What follow are my initial notes jotted down when I finished read the Rule of St Benedict this time. They are edited slightly for clarity.
My final thoughts on Benedict
So now I have finished RB. What does it mean? How can it change my life? First, I guess the balance between prayer and work. Contemplation and action. Too busy not to pray. To make such a life work requires discipline at both prayer adn work. NO wasting time. Setting regimens. This I hope to be able to do. But it cannot be done alone. The Witness Cloud, my wife, yes. Anyone else?
As far as lectio goes, I don’t read enough Bible, and not very well when I do. Again, discipline. Again, my wife.
Obedience — submission and service. Done wilfully, this a great good. I need to grumble less. Pray about that.
Food. I do not know how to control my belly. B wrote for a very different economy and lifestyle. But that doesn’t mean discipline surrounding food doesn’t exist. Less coffee, no sweets, no pop. Fast 1 x week? This is do-able. [Edit: And yet…]
Back to reading — stop starting new things all the time! A discipline of stability in books, like I first thought when M was born.
Back to prayer. I must MAKE TIME. I think I can do Evening Prayer. Also, Jesus Prayer. 11:00 alarm not for nothing!!
Should I look into becoming an oblate? Third order Franciscan? Ask wife. Pray.
The rest of this regulates communal life. I am in no capacity to speak on that.
* * *
What all the old ascetic texts have that grabs me is a sense of immediacy. Christ is here now. We are to strive for holiness now — no dilly-dallying. Now is the day of the LORD. We can find Christ. We can be consumed with the Spirit. We can become all flame. Holiness is attainable (by grace). We just have to seek God, seek the Holy Spirit, immerse ourselves in prayer, Scripture, disciplne.
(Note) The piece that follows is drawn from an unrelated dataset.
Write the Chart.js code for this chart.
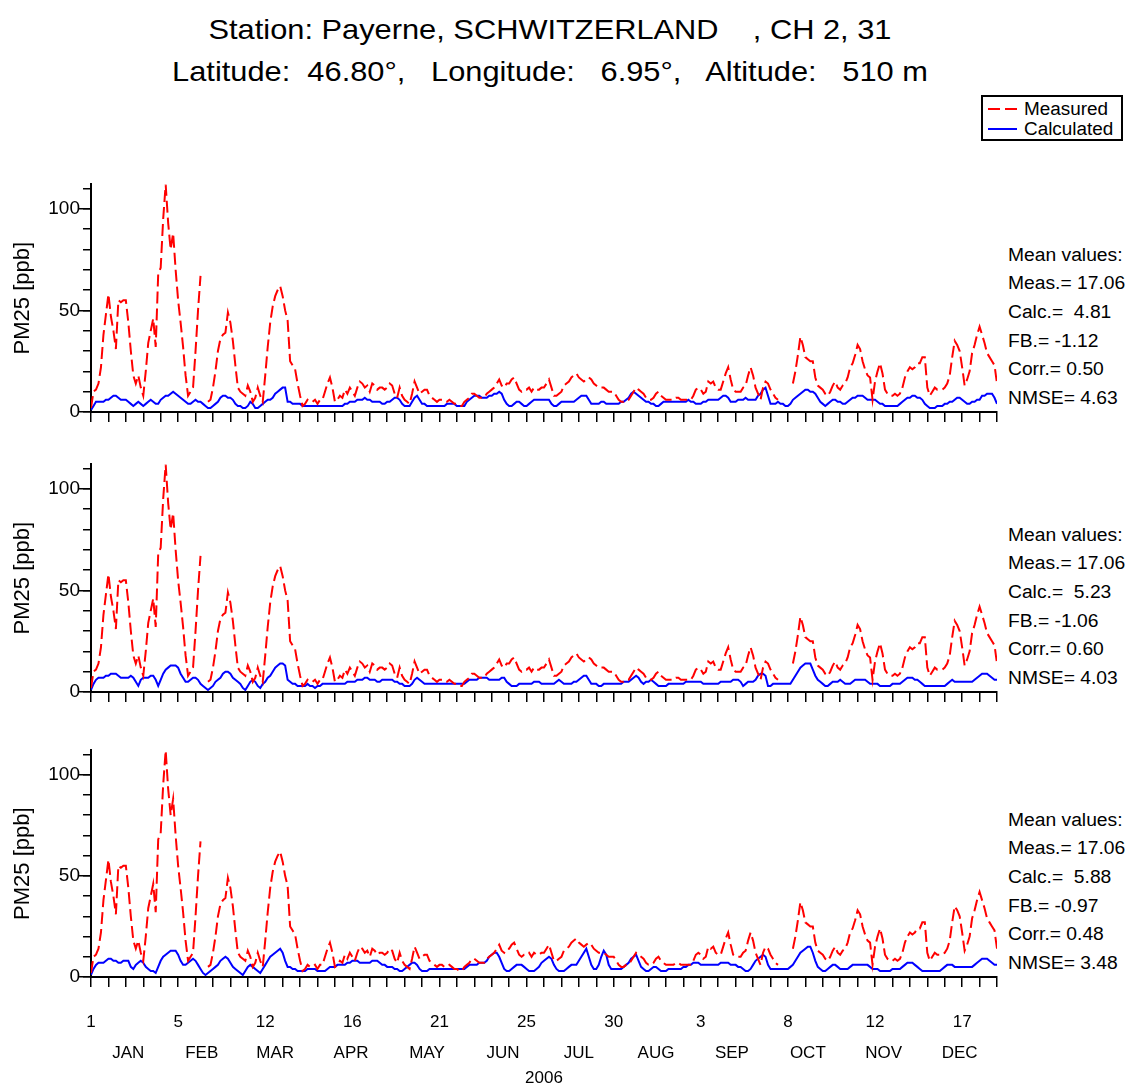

I am inspired by lofty ideals but oh so weak. I find some aspects of late ancient asceticism too much. Onouphrios, Mary of Egypt, boskoi, encratism. St Simeon’s maggotty wound. That saint Theodoret tells of who wore an iron undershirt. But — they had ideals! A bit crazy at times, encratism. But none of this comfortable coasting to Christ. The Apostles, martyrs, Desert Fathers, Benedictines, did not imagine that the road to the Kingdom of God was a La-Z-Boy. It is narrow. It is steep — Syriac Liber Graduum. That icon I saw at Alpha Mega [of the people going up the wide, easy path getting thrown from a cliff to dragons, and others carrying crosses up a narrow path to Christ] (should’ve bought it!).
Too often, we Prots just rest easy on cheap grace. The cost of non-discipleship. The great omission. How can we live holy lives NOW in our context? It doesn’t matter if you are Quaker, Anglican, Roman Catholic, Eastern Orthodox, Baptist, Coptic, you can find wisdom in the ancients, wisdom that can help you apply the lessons of the Bible and live biblically, growing in grace and charity. We need to recruit not only ourselves but our communities — spouses, children, friends, congregation. Living like this is counter-cultural, so it needs true community, rich Christ-rooted fellowship, to make it happen.
The old texts often assume that ascetic monks are the only ones ‘saved’. But think on the Macarius the Great story about the baker in Alexandria who was holier than he. Most married people in the anecdotes told by late antique monks live ‘chastely’. But we can still adapt these texts for our lives!